A força da natureza 25/01/2009
- O Estado de S.Paulo
O sapo já ia recusar o pedido que lhe fizera o escorpião, de levá-lo na garupa ao atravessar o rio, pois sabia do risco de ser ferrado e afundar, quando ouviu do candidato à "carona" o lógico argumento: se você afundar eu afundo junto e morremos os dois. Graças a esse convincente argumento o sapo levou o carona e seus ferrões. No meio da travessia o escorpião ferrou o sapo que, já agonizante, indagou perplexo: mas por quê? - Está na minha natureza, caro amigo - foi a última coisa que ouviu.
É que não há lógica que supere a natureza das pessoas - ensina a fábula.
Durante os dias em que foi adiado o último encontro do presidente Lula com o senador Sarney para que mais uma vez tratassem do problema da escolha do próximo presidente do Senado e do Congresso, Lula não teve motivo para se preocupar com a ocorrência de algum "imbróglio" em sua base parlamentar envolvendo o PMDB, partido do senador, e o PT, partido do presidente, este último com candidato já devidamente lançado, o senador Tião Viana (AC). Afinal de contas, Sarney já afirmara, reiterara e insistira no seguinte "princípio": só aceitaria o posto se houvesse um consenso em torno do seu nome. Jamais o disputaria com quem quer que fosse.
PUBLICIDADE
O atual presidente do Senado, que se confessou "frustrado e surpreso" quando, já depois das 23 horas de segunda-feira, o correligionário Sarney bateu-lhe à porta para anunciar que se candidataria a sua sucessão, estivera tranquilo até a véspera, pois o senador pelo Amapá lhe prometera voto e apoio em sua reeleição. O candidato petista Tião Viana, por sua vez, como já selara com Garibaldi um pacto de "não renúncia" a suas candidaturas e confiava no "princípio do consenso" apregoado por Sarney, sentia-se tranquilo - até que Sarney fez Garibaldi desistir da reeleição e se anunciou disposto a se esquecer do "princípio", mandar às favas o "consenso" e disputar com o candidato do PT, no voto, a direção do Senado e do Congresso Nacional. De fato, ninguém contraria a própria natureza.

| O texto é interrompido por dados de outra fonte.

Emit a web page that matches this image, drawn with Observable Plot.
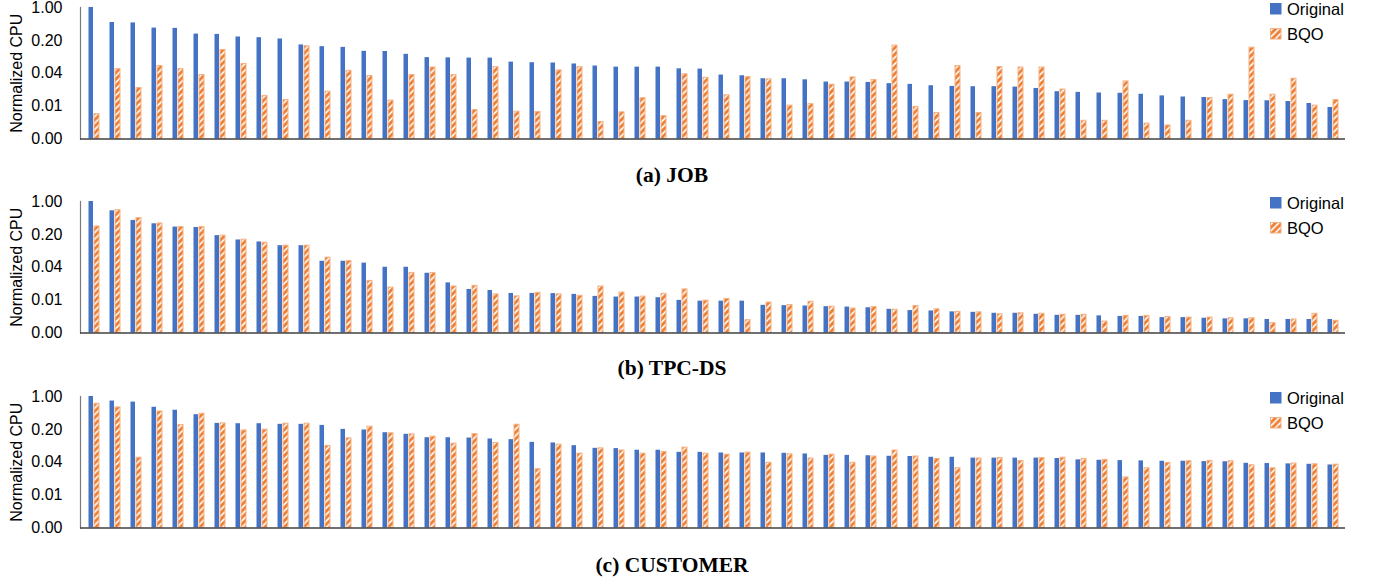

Considerando que o PT e o PMDB, por acordo feito na eleição de Garibaldi Alves, já chegaram a um candidato de pleno consenso à presidência da Câmara dos Deputados - a saber, o deputado Michel Temer, presidente do PMDB -, o Partido dos Trabalhadores julgava tranquila a eleição, no Senado, do petista Tião Viana. A contrariedade petista ante a possibilidade de o PMDB comandar as duas Casas - se Sarney dirigir o Senado - é assim expressa pela líder do PT na Câmara Alta, senadora Ideli Salvatti: "Não há possibilidade de o PMDB, que tem apenas um quinto dos parlamentares, presidir as duas Casas (...) Já tem deputados me ligando, inclusive petistas, para perguntar como é que fica, porque não aceitam que o PMDB comande sozinho o Congresso."
A esta altura o deputado Michel Temer pode botar as barbas de molho...
O senador Tião Viana aponta no grupo que apoia a candidatura do senador Sarney à presidência do Senado "forças políticas" interessadas em "expandir poder" para além das fronteiras do Legislativo. "Então, esse grupo usa todas as forças", diz o senador petista, que já foi vice-presidente da Casa e ocupou interinamente a presidência durante a crise que levou ao afastamento e depois à renúncia de Renan Calheiros (PMDB-AL) à presidência. Para os petistas o governo não terá como escapar das consequências políticas de uma disputa entre Viana e Sarney. Ou o planalto terá que arcar com as mágoas da campanha e das insatisfações dos peemedebistas, em caso de derrota, ou pagará o preço alto das exigências de um PMDB que, tendo em suas mãos a decisão sobre todo andamento do Congresso, fará do governo um refém.
É verdade que o interesse em "expandir o poder", a que se refere Tião Viana, extrapola o PMDB e constitui um traço característico de grande parte dos políticos brasileiros, principalmente os veteranos da política. Mas, no caso de Sarney, essa "expansão" também está ligada ao coronelismo regional, haja vista o fato de o esforço do ex-presidente para recuperar o poder em Brasília ter tudo que ver com seu esforço para recuperar o poder no Maranhão. O primeiro via Legislativo e o segundo via Judiciário.